What defines my pursuit of future aspec representation has been audience responses to THƠ. At our in-person festival screenings, particularly at Outfest 2021 and Philadelphia Asian-American Film Fest 2021, I've been floored to meet so many folks, mostly AFAB, many Queer and some straight, who resonated with our film and my story. They didn't feel retraumatized, but instead empowered and seen. 

As I meet more folks of Color on the asexual and aromantic spectrums and those who discovered they're asexual through my film, I feel increasingly driven to make those films and shows that have the unapologetic, honest, and healing representation that we don't see and are craving.

 

How did you create a safe shooting environment for your cast and crew?

We established early on, in rehearsals and crew meetings, that it was crucial for us to make sure our actors felt comfortable with the blocking and safe in scenes depicting sexual trauma. I personally drew an emotional boundary of treating the characters as separate from the people they were based on and committed to not put any of my trauma on the actors themselves. We also ensured our crew were aware of and comfortable shooting the material before joining our team and that they knew the story was based on my lived experiences. We had a closed set for the scenes with nudity.

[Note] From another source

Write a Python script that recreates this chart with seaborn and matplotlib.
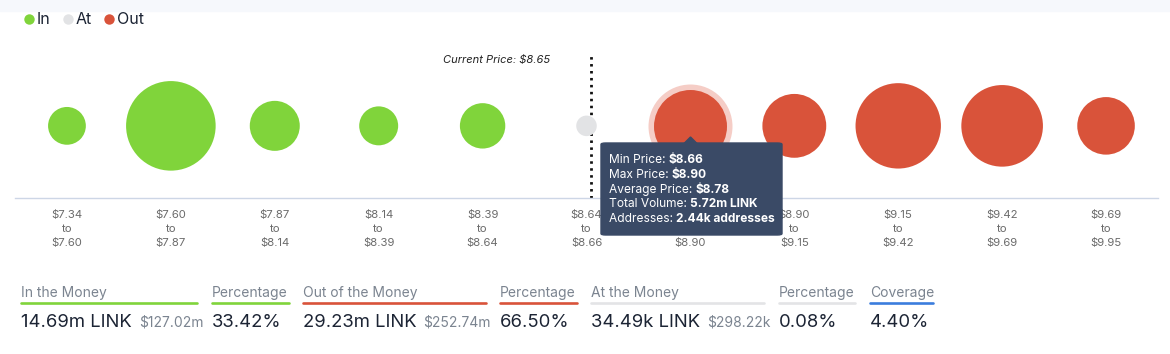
import matplotlib

matplotlib.use("Agg", force=True)
import matplotlib.pyplot as plt
import pandas as pd
import seaborn as sns
from matplotlib.lines import Line2D
from matplotlib.patches import FancyBboxPatch, Polygon, Rectangle

W, H = 1170, 354

# price bins ($) and volume held per bin (m LINK)
bin_lo = ["7.34", "7.60", "7.87", "8.14", "8.39", "8.64", "8.66", "8.90", "9.15", "9.42", "9.69"]
bin_hi = ["7.60", "7.87", "8.14", "8.39", "8.64", "8.66", "8.90", "9.15", "9.42", "9.69", "9.95"]
zone = ["In", "In", "In", "In", "In", "At", "Out", "Out", "Out", "Out", "Out"]
volume = [1.59, 11.8, 3.25, 1.73, 2.57, 0.034, 5.72, 5.69, 10.67, 9.69, 4.51]
current_price = 8.65
hovered = 6

tooltip_labels = ["Min Price: ", "Max Price: ", "Average Price: ", "Total Volume: ", "Addresses: "]
tooltip_values = ["$8.66", "$8.90", "$8.78", "5.72m LINK", "2.44k addresses"]

summary_headers = ["In the Money", "Percentage", "Out of the Money", "Percentage",
                   "At the Money", "Percentage", "Coverage"]
summary_values = ["14.69m LINK", "33.42%", "29.23m LINK", "66.50%", "34.49k LINK", "0.08%", "4.40%"]
summary_usd = ["$127.02m", "", "$252.74m", "", "$298.22k", "", ""]

palette = {"In": "#80d43b", "At": "#e2e3e5", "Out": "#d9533a"}
underline_colors = ["#80d43b", "#80d43b", "#d9533a", "#d9533a", "#e3e4e6", "#e3e4e6", "#3b7ddd"]
# column layout in pixels: (left, right)
columns = [(21, 197), (212, 289), (303, 486), (500, 577), (591, 764), (779, 855), (870, 933)]


def px(x, y):
    return x / W, 1 - y / H


def esc(s):
    return s.replace("$", r"\$")


sns.set_theme(style="white")
plt.rcParams["font.family"] = ["Inter", "DejaVu Sans"]

df = pd.DataFrame({
    "bin": range(len(volume)),
    "row": 0.0,
    "zone": zone,
    "volume": volume,
})

fig = plt.figure(figsize=(W / 100, H / 100), dpi=100)
fig.add_artist(Rectangle((0, 1 - 11 / H), 1, 11 / H, transform=fig.transFigure,
                         color="#f6f8fc", zorder=0))

ax = fig.add_axes([15 / W, 1 - 198 / H, 1143 / W, 158 / H])

# marker area (pt^2) for radius r px: (2 * r * 0.72)^2
smin, smax = 2.0736 * 100, 2.0736 * (100 + 161.5 * max(volume))
sns.scatterplot(data=df, x="bin", y="row", hue="zone", size="volume", palette=palette,
                sizes=(smin, smax), size_norm=(0, max(volume)), linewidth=0,
                legend=False, ax=ax, zorder=2)

# hover state of the selected bubble: halo + slightly enlarged marker
hv = df.iloc[[hovered]]
base = smin + hv["volume"].iloc[0] / max(volume) * (smax - smin)
ax.scatter(hv["bin"], hv["row"], s=base * (42 / 32) ** 2, color="#f5cdc6", linewidth=0, zorder=1)
ax.scatter(hv["bin"], hv["row"], s=base * (36.5 / 32) ** 2, color=palette["Out"], linewidth=0, zorder=3)

ax.set_xlim(-0.5, len(volume) - 0.5)
ax.set_ylim(-1, 1.19)
ax.set_xticks(df["bin"])
ax.set_xticklabels([esc(f"${a}\nto\n${b}") for a, b in zip(bin_lo, bin_hi)],
                   fontsize=8.2, color="#6b6b6b", linespacing=1.5)
ax.tick_params(axis="x", length=0, pad=8.5)
ax.set_yticks([])
ax.set_xlabel("")
ax.set_ylabel("")
for side in ["top", "left", "right"]:
    ax.spines[side].set_visible(False)
ax.spines["bottom"].set_color("#cdd6e6")
ax.spines["bottom"].set_linewidth(1)

# current price marker
ci = bin_lo.index("8.64")
lo, hi = float(bin_lo[ci]), float(bin_hi[ci])
cx = ci + (current_price - lo) / (hi - lo) - 0.5 + 0.04
ax.axvline(cx, ymin=0, ymax=(198 - 55) / 158, color="#111111", lw=2,
           linestyle=(0, (0.9, 1.6)), zorder=1)
fig.text(*px(550, 60), esc(f"Current Price: ${current_price:.2f}"), ha="right", va="center",
         fontsize=8, style="italic", color="#222222")

# legend
lx = [29, 68, 109]
for (name, color), x in zip(palette.items(), lx):
    fig.add_artist(Line2D([x / W], [1 - 19 / H], marker="o", ms=7.5, color=color,
                          markeredgewidth=0, transform=fig.transFigure))
    fig.text(*px(x + 8, 19), name, ha="left", va="center", fontsize=11.5, color="#1c2434")

# tooltip
fig.add_artist(FancyBboxPatch(px(601, 235), 181 / W, 92 / H, boxstyle="round,pad=0,rounding_size=0.004",
                              transform=fig.transFigure, color="#3a4a66", zorder=5))
fig.add_artist(Polygon([px(684, 143.5), px(690.5, 137), px(697, 143.5)], closed=True,
                       transform=fig.transFigure, color="#3a4a66", zorder=5))
fig.canvas.draw()
renderer = fig.canvas.get_renderer()
for i, (lab, val) in enumerate(zip(tooltip_labels, tooltip_values)):
    yb = 163 + i * 14.8
    t = fig.text(*px(609, yb), lab, ha="left", va="baseline", fontsize=8.6, color="white", zorder=6)
    ext = t.get_window_extent(renderer)
    fig.text(ext.x1 / W, 1 - yb / H, esc(val), ha="left", va="baseline", fontsize=8.6,
             color="white", fontweight="bold", zorder=6)

# summary panel
for (x0, x1), head, val, usd, col in zip(columns, summary_headers, summary_values,
                                          summary_usd, underline_colors):
    fig.text(*px(x0, 293), head, ha="left", va="center", fontsize=10, color="#7b8490")
    fig.add_artist(Line2D([x0 / W, x1 / W], [1 - 303 / H] * 2, color=col, lw=1.9,
                          transform=fig.transFigure))
    t = fig.text(*px(x0, 327), val, ha="left", va="baseline", fontsize=13.3, color="#1c2434")
    if usd:
        ext = t.get_window_extent(renderer)
        fig.text((ext.x1 + 7) / W, 1 - 327 / H, esc(usd), ha="left", va="baseline",
                 fontsize=10, color="#7b8490")

fig.savefig("out.png", dpi=100)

We brought on an initial group of actors whom we ended up letting go after the table read, because they joked about and laughed at the traumatic scenes and relationships. After that, I learned how to do casting myself and was more firmly outspoken about building a team that would be more empathetic and one we could trust with a story already so painful.

We had structured the blocking based on what our actors were comfortable with during rehearsals, which we held on the bed that would be our set, ahead of filming, to ensure nothing was unexpected. Our fabulous intimacy coordinator Liz ensured that all our actors could use their preferred barriers for the sex scenes, choose their level of nudity, and give and take away consent on any of the blocking at any time. During filming, our cast and I constantly checked in with each other and Liz. It was crucial for me and Jake to make sure our actors' bodily autonomy felt respected and to not perpetuate the trauma that our film depicted.

 

What do you hope to create in the future?

I'm writing a pilot expanding upon the nuances of THƠ that didn't fit in the film! The show dives into how the relationships in the short came to be and how these characters coexisted and attempted to survive levels of manipulation and control in their relationships with mentors and romantic partners. I'll pitch it to production companies that seek visceral magical-realism with unapologetic Queerness and Transness in communities of Color, specifically Asian-American, Black, and Latine. It'll stream on HBO Max or AppleTV+. 

It's my way of continuing to make sense of constant and increasing attacks on Trans youths, Black communities, and Asian-American femmes and elders, as well as reassess what Queerness can look like in isolation.

With this show, I'll collaborate with writers, directors, and producers with the identities and experiences of our characters, who range in ethnicities, sexualities, and neurodivergence. We'll build the worlds that we've been craving and seek solace in, and make them tangible, visceral, and pulsing with vibrant colors, performances, and cinematography. 

My team and I will feed our and our communities' desire for stories made for and by us, without compromise. That's what feels worth it to me.